The joint favourite, Arbroath Smudge, loses to Orange Nancy but his owner, Alex Smith, is not too disappointed. "To be honest he's not the best dog in the world," says Alex, who is saving a better runner for the Waterloo. There is a £5,000 prize for the winner there, and a good price when it is put out to stud.

"Pheasant sandwich?" bellows Mary Birkbeck, who owns the land we're on. "Don't make a bloody mess of it man, just pick one up." Shouting instructions to her gamekeeper she seems just like one of the fearsome countrywomen invented by French and Saunders, who could blow one of their own legs off with a shotgun and dismiss it as a scratch.

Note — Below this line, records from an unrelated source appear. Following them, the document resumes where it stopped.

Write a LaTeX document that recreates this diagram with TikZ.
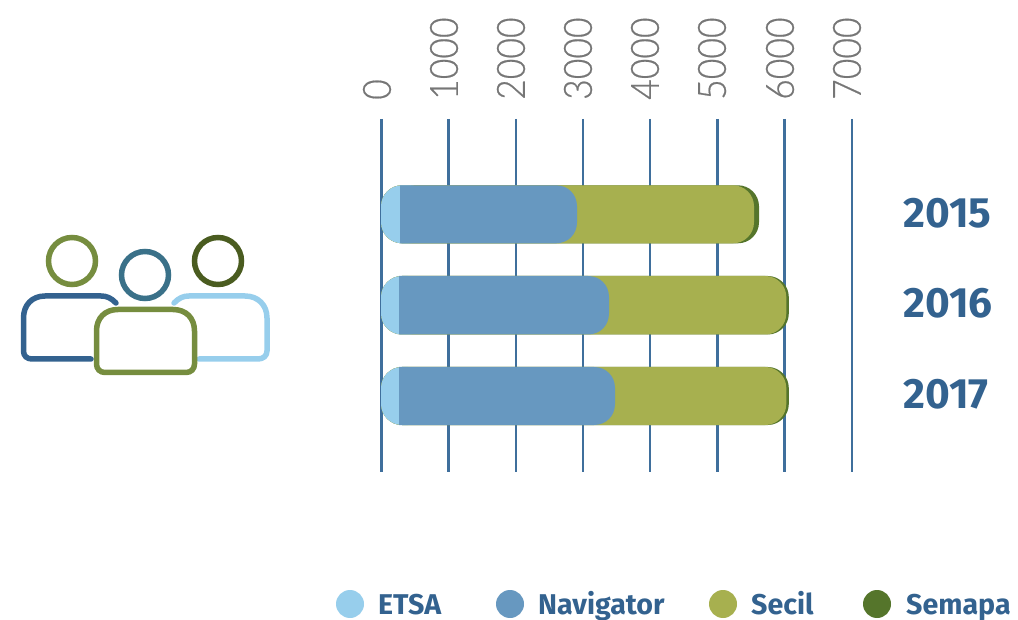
\documentclass[tikz,border=0pt]{standalone}
\usepackage{fontspec}
\setmainfont{Fira Sans}
\newfontfamily\axisfont[FakeStretch=0.91,FakeBold=0.5]{Lato Light}
\definecolor{gridblue}{HTML}{3F6F9C}
\definecolor{etsa}{HTML}{97CEEC}
\definecolor{navi}{HTML}{6798C0}
\definecolor{secil}{HTML}{A7B04F}
\definecolor{semapa}{HTML}{55752B}
\definecolor{labelblue}{HTML}{33628F}
\definecolor{ringgreen}{HTML}{768D3F}
\definecolor{ringteal}{HTML}{3A7189}
\definecolor{ringdark}{HTML}{4A5C20}
\definecolor{axisgray}{HTML}{767676}
\tikzset{
  x=1pt,y=-1pt,
  gridline/.style={draw=gridblue,line width=2.5pt},
  axislabel/.style={rotate=90,anchor=west,inner sep=0pt,text=axisgray,font=\axisfont\fontsize{39}{39}\selectfont},
  yearlabel/.style={anchor=west,inner sep=0pt,text=labelblue,font=\bfseries\fontsize{42.4}{42.4}\selectfont},
  legendlabel/.style={anchor=base west,inner sep=0pt,text=labelblue,font=\bfseries\fontsize{28.6}{28.6}\selectfont},
  ring/.style={line width=5.5pt},
  bodyline/.style={line width=5.5pt,line cap=round,line join=round},
  dotmark/.style={circle,minimum size=28pt,inner sep=0pt,fill=#1},
}
\newcommand{\barrow}[6]{% top, bottom, etsa edge, navi end, secil end, semapa end
  \fill[semapa,rounded corners=21pt] (381,#1) rectangle (#6,#2);
  \fill[secil,rounded corners=21pt] (381,#1) rectangle (#5,#2);
  \fill[etsa,rounded corners=21pt] (381,#1) rectangle (#3+30,#2);
  \fill[navi] (#3,#1) -- (#4-21,#1) .. controls (#4-9,#1) and (#4,#1+9) .. (#4,#1+21)
    -- (#4,#2-21) .. controls (#4,#2-9) and (#4-9,#2) .. (#4-21,#2) -- (#3,#2) -- cycle;
}
\begin{document}
\begin{tikzpicture}
\useasboundingbox (0,0) rectangle (1018,620);
% grid
\foreach \gx in {381.4,448.6,515.8,583,650.2,717.4,784.6,852}
  \draw[gridline] (\gx,119) -- (\gx,472);
% axis labels
\node[axislabel] (t0) at (377,100) {0};
\node[axislabel] (t1) at (444,100) {1000};
\node[axislabel] (t2) at (511,100) {2000};
\node[axislabel] (t3) at (578,100) {3000};
\node[axislabel] (t4) at (645,100) {4000};
\node[axislabel] (t5) at (712,100) {5000};
\node[axislabel] (t6) at (780,100) {6000};
\node[axislabel] (t7) at (847,100) {7000};
% bars
\barrow{185.3}{243.3}{400}{577}{754}{759}
\barrow{276}{334.5}{399}{609}{786.3}{788.8}
\barrow{367}{425}{399}{615}{786.3}{788.8}
% years
\node[yearlabel] (y15) at (903,213) {2015};
\node[yearlabel] (y16) at (903,303) {2016};
\node[yearlabel] (y17) at (903,394) {2017};
% legend
\node[dotmark=etsa] (d1) at (350,604) {};
\node[dotmark=navi] (d2) at (510,604) {};
\node[dotmark=secil] (d3) at (723,604) {};
\node[dotmark=semapa] (d4) at (877,604) {};
\node[legendlabel] (l1) at (378,614) {ETSA};
\node[legendlabel] (l2) at (538,614) {Navigator};
\node[legendlabel] (l3) at (751,614) {Secil};
\node[legendlabel] (l4) at (906,614) {Semapa};
% people
\draw[ring,ringgreen] (72,261) circle (23.5);
\draw[ring,ringteal] (145,275) circle (23.5);
\draw[ring,ringdark] (218,261) circle (23.5);
\draw[bodyline,labelblue] (116,303) .. controls (111,298) and (107,296) .. (101,296) -- (45,296)
  .. controls (32,296) and (23.5,305) .. (23.5,318) -- (23.5,351)
  .. controls (23.5,356) and (27,359) .. (32,359) -- (91,359);
\draw[bodyline,etsa] (174,303) .. controls (179,298) and (183,296) .. (189,296) -- (245,296)
  .. controls (258,296) and (267,305) .. (267,318) -- (267,351)
  .. controls (267,356) and (263,359) .. (258,359) -- (199,359);
\draw[bodyline,ringgreen] (118,309.5) -- (173,309.5)
  .. controls (186,309.5) and (194.5,318) .. (194.5,331) -- (194.5,364)
  .. controls (194.5,369) and (191,372.5) .. (186,372.5) -- (105,372.5)
  .. controls (100,372.5) and (96.5,369) .. (96.5,364) -- (96.5,331)
  .. controls (96.5,318) and (105,309.5) .. (118,309.5) -- cycle;
\end{tikzpicture}
\end{document}
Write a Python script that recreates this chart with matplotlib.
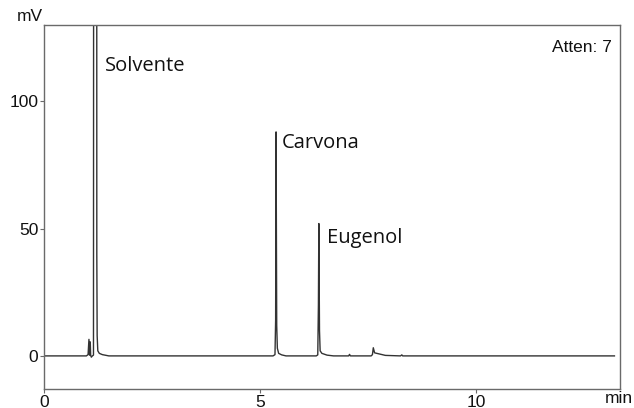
import numpy as np
import matplotlib.pyplot as plt

# chromatogram trace (time in min, signal in mV)
time = [0.0, 0.98, 1.02, 1.04, 1.055, 1.07, 1.08, 1.095, 1.12, 1.145, 1.16,
        1.215, 1.222, 1.23, 1.245, 1.28, 1.35, 1.5,
        5.30, 5.345, 5.36, 5.37, 5.385, 5.40, 5.43, 5.50, 5.6,
        6.30, 6.335, 6.35, 6.36, 6.375, 6.39, 6.43, 6.55, 6.7,
        7.05, 7.07, 7.09, 7.57, 7.60, 7.62, 7.65, 7.75, 7.9, 8.25, 8.28, 8.30,
        13.2]
signal = [0.0, 0.0, 0.5, 6.5, 0.3, 5.5, 0.2, -0.5, 0.0, 0.3, 800.0,
          800.0, 40.0, 8.0, 2.0, 1.0, 0.5, 0.0,
          0.0, 0.5, 14.0, 88.0, 12.0, 3.0, 1.0, 0.4, 0.0,
          0.0, 0.4, 20.0, 52.0, 10.0, 2.0, 1.0, 0.3, 0.0,
          0.0, 0.6, 0.0, 0.0, 0.5, 3.2, 1.2, 0.8, 0.2, 0.0, 0.4, 0.0,
          0.0]

peak_names = ['Solvente', 'Carvona', 'Eugenol']
peak_label_pos = [(1.41, 114), (5.51, 83.5), (6.55, 46.3)]

xticks = [0, 5, 10]
yticks = [0, 50, 100]

fig = plt.figure(figsize=(6.34, 4.08), dpi=100)
ax = fig.add_axes([0.0694, 0.0466, 0.9086, 0.8921])

ax.plot(time, signal, color='#333333', lw=1.0)

ax.set_xlim(0, 13.33)
ax.set_ylim(-13, 130)

for name, (tx, ty) in zip(peak_names, peak_label_pos):
    ax.text(tx, ty, name, fontsize=14.5, family='Open Sans', color='#111111',
            va='center', ha='left')

ax.text(0.985, 0.96, 'Atten: 7', transform=ax.transAxes, ha='right', va='top',
        fontsize=12.5, family='Liberation Sans', color='#111111')

for s in ax.spines.values():
    s.set_color('#6a6a6a')
    s.set_linewidth(1.0)

ax.set_xticks(xticks)
ax.set_yticks(yticks)
ax.tick_params(direction='out', length=3, width=0.8, colors='#6a6a6a',
               labelcolor='#111111', labelsize=12.5, pad=1)
for lbl in ax.get_xticklabels() + ax.get_yticklabels():
    lbl.set_family('Liberation Sans')

fig.text(0.068, 0.94, 'mV', ha='right', va='bottom', fontsize=12.5,
         family='Liberation Sans', color='#111111')
fig.text(0.998, 0.004, 'min', ha='right', va='bottom', fontsize=12.5,
         family='Liberation Sans', color='#111111')

fig.savefig('out.png', dpi=100)
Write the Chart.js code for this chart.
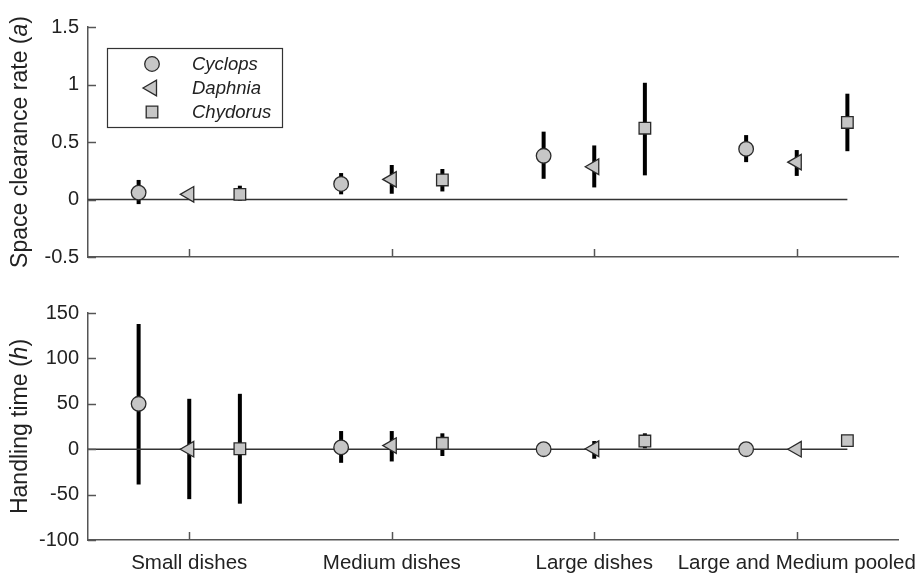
<!DOCTYPE html>
<html><head><meta charset="utf-8">
<script src="https://cdn.jsdelivr.net/npm/chart.js@4/dist/chart.umd.min.js"></script>
<style>
html,body{margin:0;padding:0;background:#fff;}
#wrap{position:relative;width:918px;height:573px;overflow:hidden;}
#c1{position:absolute;left:0;top:0;}
#c2{position:absolute;left:0;top:280px;}
</style></head><body>
<div id="wrap"><canvas id="c1" width="918" height="280"></canvas><canvas id="c2" width="918" height="293"></canvas></div>
<script>
// ---- data ----
const categories = ['Small dishes', 'Medium dishes', 'Large dishes', 'Large and Medium pooled'];
const species = ['Cyclops', 'Daphnia', 'Chydorus'];
const aTicks = [-0.5, 0, 0.5, 1, 1.5];
const hTicks = [-100, -50, 0, 50, 100, 150];

// Space clearance rate (a): estimate, lower, upper
const aCyclops      = [0.06, 0.135, 0.38, 0.44];
const aCyclopsLow   = [-0.04, 0.045, 0.18, 0.325];
const aCyclopsHigh  = [0.17, 0.23, 0.59, 0.56];
const aDaphnia      = [0.045, 0.175, 0.285, 0.325];
const aDaphniaLow   = [0.035, 0.05, 0.105, 0.205];
const aDaphniaHigh  = [0.055, 0.30, 0.47, 0.43];
const aChydorus     = [0.045, 0.17, 0.62, 0.67];
const aChydorusLow  = [-0.01, 0.07, 0.21, 0.42];
const aChydorusHigh = [0.12, 0.265, 1.015, 0.92];

// Handling time (h): estimate, lower, upper
const hCyclops      = [50, 2, 0, 0];
const hCyclopsLow   = [-39, -15, -2, -1];
const hCyclopsHigh  = [138, 20, 2, 1];
const hDaphnia      = [0, 4, 0.5, 0];
const hDaphniaLow   = [-55, -13.5, -10.5, -1];
const hDaphniaHigh  = [55.5, 20, 9, 1];
const hChydorus     = [0.5, 6.5, 9, 9.5];
const hChydorusLow  = [-60, -7.5, 1, 5];
const hChydorusHigh = [61, 17.5, 17.5, 14];

// ---- styling ----
const FONT = "'Liberation Sans', Arial, Helvetica, sans-serif";
const offsets = [-0.25, 0, 0.25];
const markerStyles = [
  {pointStyle: 'circle', radius: 7.3, rotation: 0},
  {pointStyle: 'triangle', radius: 9, rotation: 270},
  {pointStyle: 'rect', radius: 8.2, rotation: 0}
];
const FILL = '#c6c6c6', EDGE = '#2a2a2a', AXIS = '#555555';

function buildDatasets(series) {
  const ds = series.map((s, k) => ({
    type: 'scatter',
    label: species[k],
    data: categories.map((c, i) => ({x: i + 1 + offsets[k], y: s.v[i], lo: s.lo[i], hi: s.hi[i]})),
    pointStyle: markerStyles[k].pointStyle,
    pointRadius: markerStyles[k].radius,
    pointRotation: markerStyles[k].rotation,
    pointBackgroundColor: FILL,
    pointBorderColor: EDGE,
    pointBorderWidth: 1.3,
    pointHoverRadius: markerStyles[k].radius,
    order: 1
  }));
  ds.push({
    type: 'line', label: 'zero',
    data: [{x: 0.5, y: 0}, {x: 4 + offsets[2], y: 0}],
    borderColor: '#333', borderWidth: 1.5, pointRadius: 0, order: 10, isZero: true
  });
  return ds;
}

const errorBars = {
  id: 'errorBars',
  beforeDatasetsDraw(chart) {
    const ctx = chart.ctx, ys = chart.scales.y;
    ctx.save();
    ctx.strokeStyle = '#000'; ctx.lineWidth = 4; ctx.lineCap = 'butt';
    chart.data.datasets.forEach((d, di) => {
      if (d.isZero) return;
      const meta = chart.getDatasetMeta(di);
      meta.data.forEach((el, i) => {
        const r = d.data[i];
        ctx.beginPath();
        ctx.moveTo(el.x, ys.getPixelForValue(r.lo));
        ctx.lineTo(el.x, ys.getPixelForValue(r.hi));
        ctx.stroke();
      });
    });
    ctx.restore();
  }
};

const innerTicks = {
  id: 'innerTicks',
  afterDraw(chart) {
    const ctx = chart.ctx, a = chart.chartArea, xs = chart.scales.x, ys = chart.scales.y;
    ctx.save();
    ctx.strokeStyle = AXIS; ctx.lineWidth = 1.5;
    ys.ticks.forEach(t => {
      const p = Math.round(ys.getPixelForValue(t.value)) + 0.5;
      ctx.beginPath(); ctx.moveTo(a.left, p); ctx.lineTo(a.left + 8, p); ctx.stroke();
    });
    xs.ticks.forEach(t => {
      const p = Math.round(xs.getPixelForValue(t.value)) + 0.5;
      ctx.beginPath(); ctx.moveTo(p, a.bottom); ctx.lineTo(p, a.bottom - 8); ctx.stroke();
    });
    ctx.restore();
  }
};

const yTitle = {
  id: 'yTitle',
  afterDraw(chart, args, opts) {
    const ctx = chart.ctx, a = chart.chartArea;
    const parts = opts.parts;
    ctx.save();
    ctx.fillStyle = '#222';
    ctx.textBaseline = 'middle';
    ctx.textAlign = 'left';
    const fontN = '23px ' + FONT, fontI = 'italic 23px ' + FONT;
    let total = 0;
    parts.forEach(p => { ctx.font = p.italic ? fontI : fontN; total += ctx.measureText(p.text).width; });
    ctx.translate(opts.x, (a.top + a.bottom) / 2);
    ctx.rotate(-Math.PI / 2);
    let x = -total / 2;
    parts.forEach(p => { ctx.font = p.italic ? fontI : fontN; ctx.fillText(p.text, x, 0); x += ctx.measureText(p.text).width; });
    ctx.restore();
  }
};

const boxLegend = {
  id: 'boxLegend',
  afterDraw(chart, args, opts) {
    if (!opts.show) return;
    const ctx = chart.ctx;
    ctx.save();
    ctx.strokeStyle = '#333'; ctx.lineWidth = 1.2;
    ctx.strokeRect(107.5, 48.5, 175, 79);
    const items = chart.data.datasets.filter(d => !d.isZero);
    items.forEach((d, k) => {
      const y = 64 + k * 24;
      ctx.fillStyle = FILL; ctx.strokeStyle = EDGE; ctx.lineWidth = 1.3;
      Chart.helpers.drawPoint(ctx, {pointStyle: d.pointStyle, radius: d.pointRadius, rotation: d.pointRotation, borderWidth: 1.3}, 152, y);
      ctx.fillStyle = '#222';
      ctx.font = 'italic 18.5px ' + FONT;
      ctx.textBaseline = 'middle'; ctx.textAlign = 'left';
      ctx.fillText(d.label, 192, y + 1);
    });
    ctx.restore();
  }
};

function makeChart(canvas, datasets, ticks, opts) {
  return new Chart(canvas, {
    data: {datasets},
    options: {
      responsive: false, animation: false, events: [],
      layout: {padding: {left: 0, right: 20, top: opts.padTop, bottom: 0}},
      plugins: {
        legend: {display: false}, tooltip: {enabled: false},
        yTitle: {parts: opts.title, x: 21},
        boxLegend: {show: opts.legend}
      },
      scales: {
        x: {
          type: 'linear', min: 0.5, max: 4.5,
          grid: {display: false, drawTicks: false},
          border: {display: true, color: AXIS, width: 1.5},
          afterBuildTicks: s => { s.ticks = categories.map((c, i) => ({value: i + 1})); },
          afterFit: s => { s.height = opts.xHeight; s.paddingLeft = 0; s.paddingRight = 0; },
          ticks: {
            display: opts.xLabels, autoSkip: false, maxRotation: 0, padding: 11,
            color: '#222', font: {family: FONT, size: 20.5},
            callback: v => categories[Math.round(v) - 1]
          }
        },
        y: {
          type: 'linear', min: ticks[0], max: ticks[ticks.length - 1],
          grid: {display: false, drawTicks: false},
          border: {display: true, color: AXIS, width: 1.5},
          afterBuildTicks: s => { s.ticks = ticks.map(v => ({value: v})); },
          afterFit: s => { s.width = 88; s.paddingTop = 0; s.paddingBottom = 0; },
          ticks: {padding: 9, color: '#222', font: {family: FONT, size: 20}, callback: v => String(v)}
        }
      }
    },
    plugins: [errorBars, innerTicks, yTitle, boxLegend]
  });
}

makeChart(document.getElementById('c1'),
  buildDatasets([
    {v: aCyclops, lo: aCyclopsLow, hi: aCyclopsHigh},
    {v: aDaphnia, lo: aDaphniaLow, hi: aDaphniaHigh},
    {v: aChydorus, lo: aChydorusLow, hi: aChydorusHigh}
  ]), aTicks,
  {padTop: 27, xHeight: 23, xLabels: false, legend: true,
   title: [{text: 'Space clearance rate ('}, {text: 'a', italic: true}, {text: ')'}]});

makeChart(document.getElementById('c2'),
  buildDatasets([
    {v: hCyclops, lo: hCyclopsLow, hi: hCyclopsHigh},
    {v: hDaphnia, lo: hDaphniaLow, hi: hDaphniaHigh},
    {v: hChydorus, lo: hChydorusLow, hi: hChydorusHigh}
  ]), hTicks,
  {padTop: 33, xHeight: 33, xLabels: true, legend: false,
   title: [{text: 'Handling time ('}, {text: 'h', italic: true}, {text: ')'}]});
</script>
</body></html>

We drink whisky and claret with her well-bred friends, but hare coursers are not all toffs. There are farmers, foundry workers and butchers here today, although most are retired. The Ramzans own a restaurant in Birmingham but they seem to keep their distance from the rest – which is not surprising when they are described, out of their hearing, as "our colonial cousins".

Bubble-wrap plastic is laid out on the bonnet of a mud-splattered Land Rover and the silver Barbican Cup displayed. Mary's dog Means Business has come second. She turns to the photographer from the local paper, shouts "woo-hoo!" and gives him a double v-sign.

The winner is Moonlake Moire, trained by Kim Gooding from Lincolnshire, who has 30 dogs in her kennels. They must be walked three or four miles a day as the season approaches, then galloped 400 yards at a time.

"We work seven days a week and we never take a holiday," she says. "We do it for the love of the dogs and country sports in general."

Stop licensed coursing, say its followers, and landowners such as Mary will no longer encourage hares on their fields. They will shoot them instead, to prevent illegal hunting. "If it is banned my livelihood will disappear," says Kim. "And so will the brown hare."

As the light fades and our cars queue up on the muddy track, the survivors of the Barbican Cup are out in the fields somewhere, doing their best to ensure the species goes on.